» **Problem statement**:
Reproduce the listing below character for character; drop every image.

──────────────────────────────

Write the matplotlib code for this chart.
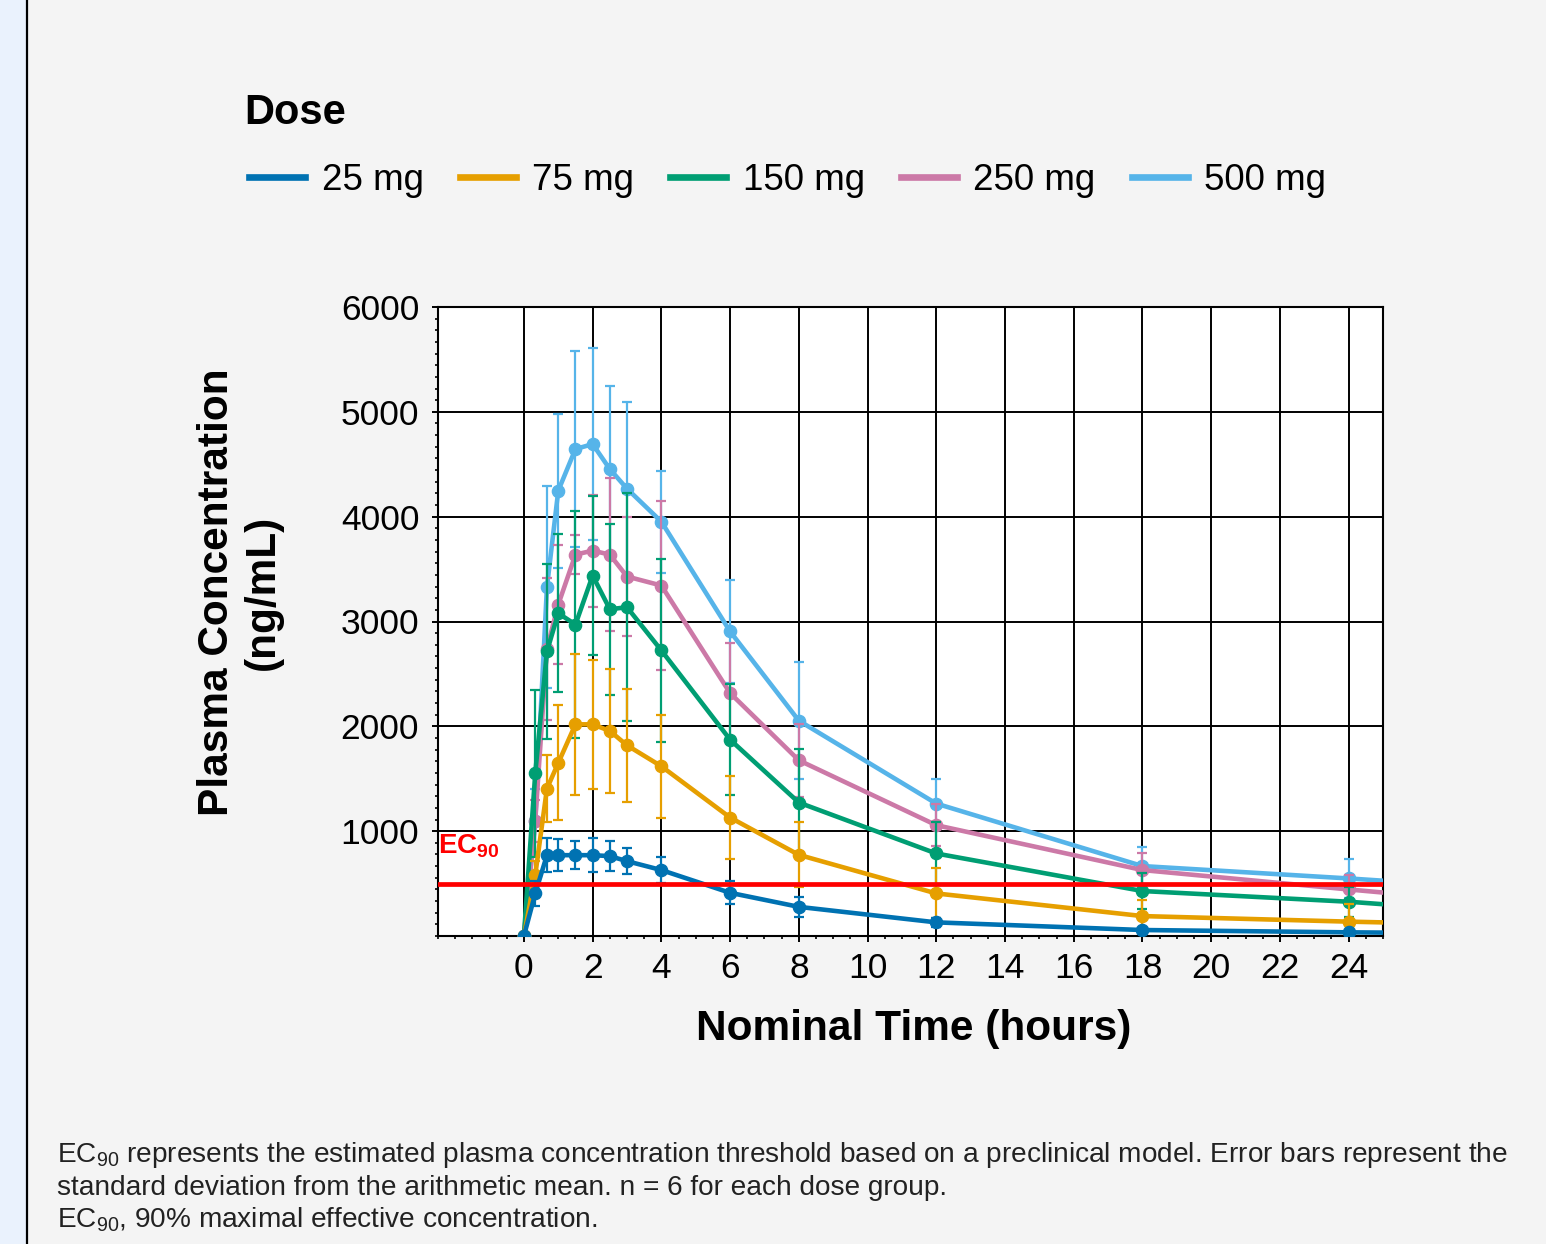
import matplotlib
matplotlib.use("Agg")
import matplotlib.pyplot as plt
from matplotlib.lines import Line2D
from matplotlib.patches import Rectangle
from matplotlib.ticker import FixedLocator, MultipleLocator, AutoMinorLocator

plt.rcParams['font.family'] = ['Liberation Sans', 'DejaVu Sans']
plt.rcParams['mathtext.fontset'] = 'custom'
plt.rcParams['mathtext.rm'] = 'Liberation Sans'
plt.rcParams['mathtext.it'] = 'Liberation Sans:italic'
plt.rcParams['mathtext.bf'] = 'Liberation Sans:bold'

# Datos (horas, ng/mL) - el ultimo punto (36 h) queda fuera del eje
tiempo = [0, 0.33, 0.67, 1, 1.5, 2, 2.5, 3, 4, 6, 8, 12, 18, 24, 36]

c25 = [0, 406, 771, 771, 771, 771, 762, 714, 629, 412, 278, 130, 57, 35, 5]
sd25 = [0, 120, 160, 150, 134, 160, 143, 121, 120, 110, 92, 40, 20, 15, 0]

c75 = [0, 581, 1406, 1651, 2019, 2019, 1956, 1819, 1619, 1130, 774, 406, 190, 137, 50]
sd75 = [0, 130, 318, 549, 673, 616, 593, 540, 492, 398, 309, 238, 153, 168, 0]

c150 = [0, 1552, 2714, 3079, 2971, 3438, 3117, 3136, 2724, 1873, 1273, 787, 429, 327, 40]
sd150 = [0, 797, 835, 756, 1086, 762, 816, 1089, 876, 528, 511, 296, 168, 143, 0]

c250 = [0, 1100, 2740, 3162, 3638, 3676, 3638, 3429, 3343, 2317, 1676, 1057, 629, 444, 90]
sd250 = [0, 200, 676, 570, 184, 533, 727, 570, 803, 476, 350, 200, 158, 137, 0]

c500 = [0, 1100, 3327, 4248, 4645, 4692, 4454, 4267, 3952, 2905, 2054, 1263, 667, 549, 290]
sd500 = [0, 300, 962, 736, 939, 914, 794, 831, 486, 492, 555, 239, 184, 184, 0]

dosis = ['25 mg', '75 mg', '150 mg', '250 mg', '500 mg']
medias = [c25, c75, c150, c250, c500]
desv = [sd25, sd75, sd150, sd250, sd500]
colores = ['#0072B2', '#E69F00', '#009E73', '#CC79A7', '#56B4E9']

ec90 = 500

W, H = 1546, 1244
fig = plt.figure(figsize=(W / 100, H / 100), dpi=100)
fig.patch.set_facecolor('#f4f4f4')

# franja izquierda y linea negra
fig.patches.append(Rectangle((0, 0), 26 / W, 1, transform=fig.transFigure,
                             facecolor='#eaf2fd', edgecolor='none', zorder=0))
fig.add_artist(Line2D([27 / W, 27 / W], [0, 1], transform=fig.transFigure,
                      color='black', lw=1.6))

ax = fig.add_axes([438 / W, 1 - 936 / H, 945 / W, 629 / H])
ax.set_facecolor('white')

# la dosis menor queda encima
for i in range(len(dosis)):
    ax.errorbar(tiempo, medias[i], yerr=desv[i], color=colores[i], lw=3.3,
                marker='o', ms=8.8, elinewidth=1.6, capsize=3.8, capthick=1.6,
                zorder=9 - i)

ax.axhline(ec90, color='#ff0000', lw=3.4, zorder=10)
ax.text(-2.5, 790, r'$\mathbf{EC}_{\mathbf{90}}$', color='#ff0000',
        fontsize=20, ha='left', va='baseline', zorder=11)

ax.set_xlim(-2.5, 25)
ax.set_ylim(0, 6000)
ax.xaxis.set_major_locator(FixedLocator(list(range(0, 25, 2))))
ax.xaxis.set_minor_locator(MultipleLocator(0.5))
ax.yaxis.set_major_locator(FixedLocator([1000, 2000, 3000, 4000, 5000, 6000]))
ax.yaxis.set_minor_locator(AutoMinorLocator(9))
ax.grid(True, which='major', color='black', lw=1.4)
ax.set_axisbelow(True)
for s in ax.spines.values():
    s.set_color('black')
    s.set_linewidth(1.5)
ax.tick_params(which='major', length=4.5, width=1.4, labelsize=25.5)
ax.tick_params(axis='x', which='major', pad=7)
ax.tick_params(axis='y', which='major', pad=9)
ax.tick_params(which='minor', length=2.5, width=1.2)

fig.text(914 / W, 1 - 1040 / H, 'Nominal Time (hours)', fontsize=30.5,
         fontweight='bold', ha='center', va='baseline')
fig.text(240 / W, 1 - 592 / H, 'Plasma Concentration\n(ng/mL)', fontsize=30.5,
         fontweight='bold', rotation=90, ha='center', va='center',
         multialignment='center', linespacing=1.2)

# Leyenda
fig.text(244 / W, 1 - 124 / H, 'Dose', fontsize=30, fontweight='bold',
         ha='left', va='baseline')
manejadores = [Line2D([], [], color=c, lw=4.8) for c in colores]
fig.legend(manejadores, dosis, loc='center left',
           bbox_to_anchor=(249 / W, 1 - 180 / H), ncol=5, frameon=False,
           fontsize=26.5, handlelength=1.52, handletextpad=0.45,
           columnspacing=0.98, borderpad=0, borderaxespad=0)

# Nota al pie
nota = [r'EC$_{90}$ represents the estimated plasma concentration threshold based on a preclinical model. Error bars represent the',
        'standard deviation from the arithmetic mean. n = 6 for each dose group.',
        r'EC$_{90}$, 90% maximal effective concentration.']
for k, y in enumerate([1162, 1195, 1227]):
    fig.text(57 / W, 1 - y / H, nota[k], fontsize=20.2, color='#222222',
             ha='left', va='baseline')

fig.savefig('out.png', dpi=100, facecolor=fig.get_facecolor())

──────────────────────────────

» **Correct answer**:
Write the matplotlib code for this chart.
import matplotlib
matplotlib.use("Agg")
import matplotlib.pyplot as plt
from matplotlib.lines import Line2D
from matplotlib.patches import Rectangle
from matplotlib.ticker import FixedLocator, MultipleLocator, AutoMinorLocator

plt.rcParams['font.family'] = ['Liberation Sans', 'DejaVu Sans']
plt.rcParams['mathtext.fontset'] = 'custom'
plt.rcParams['mathtext.rm'] = 'Liberation Sans'
plt.rcParams['mathtext.it'] = 'Liberation Sans:italic'
plt.rcParams['mathtext.bf'] = 'Liberation Sans:bold'

# Datos (horas, ng/mL) - el ultimo punto (36 h) queda fuera del eje
tiempo = [0, 0.33, 0.67, 1, 1.5, 2, 2.5, 3, 4, 6, 8, 12, 18, 24, 36]

c25 = [0, 406, 771, 771, 771, 771, 762, 714, 629, 412, 278, 130, 57, 35, 5]
sd25 = [0, 120, 160, 150, 134, 160, 143, 121, 120, 110, 92, 40, 20, 15, 0]

c75 = [0, 581, 1406, 1651, 2019, 2019, 1956, 1819, 1619, 1130, 774, 406, 190, 137, 50]
sd75 = [0, 130, 318, 549, 673, 616, 593, 540, 492, 398, 309, 238, 153, 168, 0]

c150 = [0, 1552, 2714, 3079, 2971, 3438, 3117, 3136, 2724, 1873, 1273, 787, 429, 327, 40]
sd150 = [0, 797, 835, 756, 1086, 762, 816, 1089, 876, 528, 511, 296, 168, 143, 0]

c250 = [0, 1100, 2740, 3162, 3638, 3676, 3638, 3429, 3343, 2317, 1676, 1057, 629, 444, 90]
sd250 = [0, 200, 676, 570, 184, 533, 727, 570, 803, 476, 350, 200, 158, 137, 0]

c500 = [0, 1100, 3327, 4248, 4645, 4692, 4454, 4267, 3952, 2905, 2054, 1263, 667, 549, 290]
sd500 = [0, 300, 962, 736, 939, 914, 794, 831, 486, 492, 555, 239, 184, 184, 0]

dosis = ['25 mg', '75 mg', '150 mg', '250 mg', '500 mg']
medias = [c25, c75, c150, c250, c500]
desv = [sd25, sd75, sd150, sd250, sd500]
colores = ['#0072B2', '#E69F00', '#009E73', '#CC79A7', '#56B4E9']

ec90 = 500

W, H = 1546, 1244
fig = plt.figure(figsize=(W / 100, H / 100), dpi=100)
fig.patch.set_facecolor('#f4f4f4')

# franja izquierda y linea negra
fig.patches.append(Rectangle((0, 0), 26 / W, 1, transform=fig.transFigure,
                             facecolor='#eaf2fd', edgecolor='none', zorder=0))
fig.add_artist(Line2D([27 / W, 27 / W], [0, 1], transform=fig.transFigure,
                      color='black', lw=1.6))

ax = fig.add_axes([438 / W, 1 - 936 / H, 945 / W, 629 / H])
ax.set_facecolor('white')

# la dosis menor queda encima
for i in range(len(dosis)):
    ax.errorbar(tiempo, medias[i], yerr=desv[i], color=colores[i], lw=3.3,
                marker='o', ms=8.8, elinewidth=1.6, capsize=3.8, capthick=1.6,
                zorder=9 - i)

ax.axhline(ec90, color='#ff0000', lw=3.4, zorder=10)
ax.text(-2.5, 790, r'$\mathbf{EC}_{\mathbf{90}}$', color='#ff0000',
        fontsize=20, ha='left', va='baseline', zorder=11)

ax.set_xlim(-2.5, 25)
ax.set_ylim(0, 6000)
ax.xaxis.set_major_locator(FixedLocator(list(range(0, 25, 2))))
ax.xaxis.set_minor_locator(MultipleLocator(0.5))
ax.yaxis.set_major_locator(FixedLocator([1000, 2000, 3000, 4000, 5000, 6000]))
ax.yaxis.set_minor_locator(AutoMinorLocator(9))
ax.grid(True, which='major', color='black', lw=1.4)
ax.set_axisbelow(True)
for s in ax.spines.values():
    s.set_color('black')
    s.set_linewidth(1.5)
ax.tick_params(which='major', length=4.5, width=1.4, labelsize=25.5)
ax.tick_params(axis='x', which='major', pad=7)
ax.tick_params(axis='y', which='major', pad=9)
ax.tick_params(which='minor', length=2.5, width=1.2)

fig.text(914 / W, 1 - 1040 / H, 'Nominal Time (hours)', fontsize=30.5,
         fontweight='bold', ha='center', va='baseline')
fig.text(240 / W, 1 - 592 / H, 'Plasma Concentration\n(ng/mL)', fontsize=30.5,
         fontweight='bold', rotation=90, ha='center', va='center',
         multialignment='center', linespacing=1.2)

# Leyenda
fig.text(244 / W, 1 - 124 / H, 'Dose', fontsize=30, fontweight='bold',
         ha='left', va='baseline')
manejadores = [Line2D([], [], color=c, lw=4.8) for c in colores]
fig.legend(manejadores, dosis, loc='center left',
           bbox_to_anchor=(249 / W, 1 - 180 / H), ncol=5, frameon=False,
           fontsize=26.5, handlelength=1.52, handletextpad=0.45,
           columnspacing=0.98, borderpad=0, borderaxespad=0)

# Nota al pie
nota = [r'EC$_{90}$ represents the estimated plasma concentration threshold based on a preclinical model. Error bars represent the',
        'standard deviation from the arithmetic mean. n = 6 for each dose group.',
        r'EC$_{90}$, 90% maximal effective concentration.']
for k, y in enumerate([1162, 1195, 1227]):
    fig.text(57 / W, 1 - y / H, nota[k], fontsize=20.2, color='#222222',
             ha='left', va='baseline')

fig.savefig('out.png', dpi=100, facecolor=fig.get_facecolor())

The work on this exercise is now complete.